▸ **SHORT PROBLEM**
Each line below that contains "chart" counts once; report the total and nothing more.

· · · · ·

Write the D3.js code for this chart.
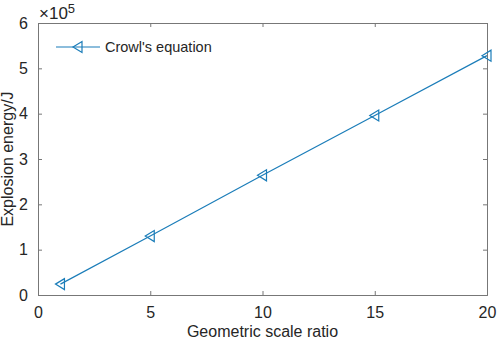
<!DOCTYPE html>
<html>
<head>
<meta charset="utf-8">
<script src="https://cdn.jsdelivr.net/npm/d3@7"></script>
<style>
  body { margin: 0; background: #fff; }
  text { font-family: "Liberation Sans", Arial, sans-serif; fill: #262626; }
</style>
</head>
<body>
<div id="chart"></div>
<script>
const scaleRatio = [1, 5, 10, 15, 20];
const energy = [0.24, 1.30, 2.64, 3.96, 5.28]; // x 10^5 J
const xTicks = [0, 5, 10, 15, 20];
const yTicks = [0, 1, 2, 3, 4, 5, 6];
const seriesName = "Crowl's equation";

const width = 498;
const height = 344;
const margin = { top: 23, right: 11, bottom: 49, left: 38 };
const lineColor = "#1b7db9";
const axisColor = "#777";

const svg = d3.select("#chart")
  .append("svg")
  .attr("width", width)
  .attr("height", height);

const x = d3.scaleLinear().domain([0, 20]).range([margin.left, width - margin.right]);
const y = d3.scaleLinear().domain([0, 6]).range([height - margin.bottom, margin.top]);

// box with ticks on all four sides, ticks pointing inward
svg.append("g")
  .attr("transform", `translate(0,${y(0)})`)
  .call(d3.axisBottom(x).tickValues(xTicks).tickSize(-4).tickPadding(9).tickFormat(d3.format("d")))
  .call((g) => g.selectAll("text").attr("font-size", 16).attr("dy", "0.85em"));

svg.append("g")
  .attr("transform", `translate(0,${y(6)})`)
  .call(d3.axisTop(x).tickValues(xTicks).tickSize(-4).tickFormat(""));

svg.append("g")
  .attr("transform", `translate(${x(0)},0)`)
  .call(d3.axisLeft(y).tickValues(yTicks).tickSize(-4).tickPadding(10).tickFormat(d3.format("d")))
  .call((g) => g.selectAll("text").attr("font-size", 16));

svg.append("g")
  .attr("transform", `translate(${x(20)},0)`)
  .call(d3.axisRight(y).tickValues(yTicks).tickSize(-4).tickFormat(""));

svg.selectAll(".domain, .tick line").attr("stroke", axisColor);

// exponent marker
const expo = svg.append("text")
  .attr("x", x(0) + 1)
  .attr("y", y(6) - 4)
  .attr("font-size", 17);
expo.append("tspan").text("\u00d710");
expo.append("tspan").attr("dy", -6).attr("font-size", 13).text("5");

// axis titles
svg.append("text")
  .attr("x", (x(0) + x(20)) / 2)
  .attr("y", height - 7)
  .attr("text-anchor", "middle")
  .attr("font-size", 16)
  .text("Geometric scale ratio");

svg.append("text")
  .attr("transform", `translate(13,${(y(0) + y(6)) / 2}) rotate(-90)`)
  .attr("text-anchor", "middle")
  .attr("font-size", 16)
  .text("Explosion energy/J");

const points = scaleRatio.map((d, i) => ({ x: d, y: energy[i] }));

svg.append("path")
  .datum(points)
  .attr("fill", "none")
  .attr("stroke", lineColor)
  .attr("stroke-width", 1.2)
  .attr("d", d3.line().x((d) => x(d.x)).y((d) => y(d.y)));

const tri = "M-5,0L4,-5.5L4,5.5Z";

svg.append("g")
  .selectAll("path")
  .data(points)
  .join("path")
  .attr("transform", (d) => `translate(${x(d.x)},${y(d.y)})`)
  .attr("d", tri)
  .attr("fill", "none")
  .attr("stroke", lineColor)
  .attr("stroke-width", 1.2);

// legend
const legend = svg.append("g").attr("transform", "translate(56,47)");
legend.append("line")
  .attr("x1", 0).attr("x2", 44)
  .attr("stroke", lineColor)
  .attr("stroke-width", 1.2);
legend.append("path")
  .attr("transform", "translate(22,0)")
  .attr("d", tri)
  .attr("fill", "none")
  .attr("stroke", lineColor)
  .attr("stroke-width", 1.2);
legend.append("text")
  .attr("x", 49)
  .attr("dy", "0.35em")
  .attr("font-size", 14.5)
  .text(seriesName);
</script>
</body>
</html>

· · · · ·

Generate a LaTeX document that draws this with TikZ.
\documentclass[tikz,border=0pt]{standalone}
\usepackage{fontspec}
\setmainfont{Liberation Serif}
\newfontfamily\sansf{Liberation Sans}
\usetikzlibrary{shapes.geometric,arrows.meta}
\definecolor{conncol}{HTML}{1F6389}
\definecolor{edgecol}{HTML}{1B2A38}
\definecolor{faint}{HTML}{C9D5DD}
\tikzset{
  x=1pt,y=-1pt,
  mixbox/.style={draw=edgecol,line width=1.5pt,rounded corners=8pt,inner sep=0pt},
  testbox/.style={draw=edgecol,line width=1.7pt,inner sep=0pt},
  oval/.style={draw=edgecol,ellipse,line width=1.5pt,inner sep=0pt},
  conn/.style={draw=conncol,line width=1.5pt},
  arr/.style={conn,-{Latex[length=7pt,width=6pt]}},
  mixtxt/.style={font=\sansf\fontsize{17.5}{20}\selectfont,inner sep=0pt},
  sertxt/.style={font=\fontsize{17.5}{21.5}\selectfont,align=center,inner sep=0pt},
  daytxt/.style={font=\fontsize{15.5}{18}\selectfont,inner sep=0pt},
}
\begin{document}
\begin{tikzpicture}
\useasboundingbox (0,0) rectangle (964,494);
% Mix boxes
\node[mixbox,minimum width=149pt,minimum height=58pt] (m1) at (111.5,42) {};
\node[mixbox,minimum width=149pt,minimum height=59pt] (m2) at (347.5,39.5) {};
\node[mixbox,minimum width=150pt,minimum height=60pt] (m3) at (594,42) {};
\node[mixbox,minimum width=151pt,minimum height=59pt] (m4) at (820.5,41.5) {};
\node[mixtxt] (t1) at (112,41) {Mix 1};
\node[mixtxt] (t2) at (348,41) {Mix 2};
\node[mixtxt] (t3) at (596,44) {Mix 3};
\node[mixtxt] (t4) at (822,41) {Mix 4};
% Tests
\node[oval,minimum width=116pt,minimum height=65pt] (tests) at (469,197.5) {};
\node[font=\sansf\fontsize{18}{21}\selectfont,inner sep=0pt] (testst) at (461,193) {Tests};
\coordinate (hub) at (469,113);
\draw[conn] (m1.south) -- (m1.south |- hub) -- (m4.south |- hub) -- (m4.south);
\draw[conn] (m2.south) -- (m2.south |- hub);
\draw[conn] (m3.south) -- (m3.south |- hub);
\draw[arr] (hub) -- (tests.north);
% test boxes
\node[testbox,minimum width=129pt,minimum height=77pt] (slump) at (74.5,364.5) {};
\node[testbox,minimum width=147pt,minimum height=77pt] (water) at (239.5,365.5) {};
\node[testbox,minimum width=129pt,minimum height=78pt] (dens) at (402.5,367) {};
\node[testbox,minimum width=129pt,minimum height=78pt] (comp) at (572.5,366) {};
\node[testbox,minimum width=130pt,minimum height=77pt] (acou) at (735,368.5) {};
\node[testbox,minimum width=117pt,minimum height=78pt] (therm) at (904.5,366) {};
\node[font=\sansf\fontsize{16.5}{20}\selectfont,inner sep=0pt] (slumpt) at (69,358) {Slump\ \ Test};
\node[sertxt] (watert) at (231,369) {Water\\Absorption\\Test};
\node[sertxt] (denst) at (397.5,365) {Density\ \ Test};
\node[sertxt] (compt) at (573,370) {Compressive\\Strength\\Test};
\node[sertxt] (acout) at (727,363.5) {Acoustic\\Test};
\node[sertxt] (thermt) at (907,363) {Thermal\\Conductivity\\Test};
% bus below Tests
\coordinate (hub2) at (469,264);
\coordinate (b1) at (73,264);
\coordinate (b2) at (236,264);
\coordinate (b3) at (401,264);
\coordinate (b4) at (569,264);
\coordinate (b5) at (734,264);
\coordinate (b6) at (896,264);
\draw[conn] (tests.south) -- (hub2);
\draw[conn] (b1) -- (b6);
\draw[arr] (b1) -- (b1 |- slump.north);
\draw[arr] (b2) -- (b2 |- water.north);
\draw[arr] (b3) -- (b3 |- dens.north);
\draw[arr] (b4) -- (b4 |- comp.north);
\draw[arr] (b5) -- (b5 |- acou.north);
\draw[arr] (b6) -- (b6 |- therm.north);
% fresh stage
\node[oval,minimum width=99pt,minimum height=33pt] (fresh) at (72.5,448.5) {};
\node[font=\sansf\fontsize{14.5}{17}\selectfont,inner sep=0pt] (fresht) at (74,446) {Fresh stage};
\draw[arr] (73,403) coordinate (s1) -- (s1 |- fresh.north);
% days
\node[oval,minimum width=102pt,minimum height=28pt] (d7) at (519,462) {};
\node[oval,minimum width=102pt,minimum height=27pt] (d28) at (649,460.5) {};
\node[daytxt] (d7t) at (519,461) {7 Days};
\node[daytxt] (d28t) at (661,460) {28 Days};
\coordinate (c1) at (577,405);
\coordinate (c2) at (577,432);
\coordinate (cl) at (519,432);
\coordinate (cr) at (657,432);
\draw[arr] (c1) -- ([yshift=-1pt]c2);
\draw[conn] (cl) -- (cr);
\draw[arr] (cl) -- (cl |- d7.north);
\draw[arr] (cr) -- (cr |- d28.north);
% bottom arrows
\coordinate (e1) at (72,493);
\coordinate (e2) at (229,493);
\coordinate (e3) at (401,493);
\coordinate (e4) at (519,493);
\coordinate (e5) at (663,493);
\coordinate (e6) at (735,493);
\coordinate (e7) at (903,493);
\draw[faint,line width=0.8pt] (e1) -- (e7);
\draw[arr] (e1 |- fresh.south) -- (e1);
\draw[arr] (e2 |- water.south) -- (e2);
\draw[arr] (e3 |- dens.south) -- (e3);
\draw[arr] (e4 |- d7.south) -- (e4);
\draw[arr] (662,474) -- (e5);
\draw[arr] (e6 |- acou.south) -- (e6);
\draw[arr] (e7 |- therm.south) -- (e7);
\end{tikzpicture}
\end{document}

· · · · ·

▸ **WRITTEN ANSWER**
3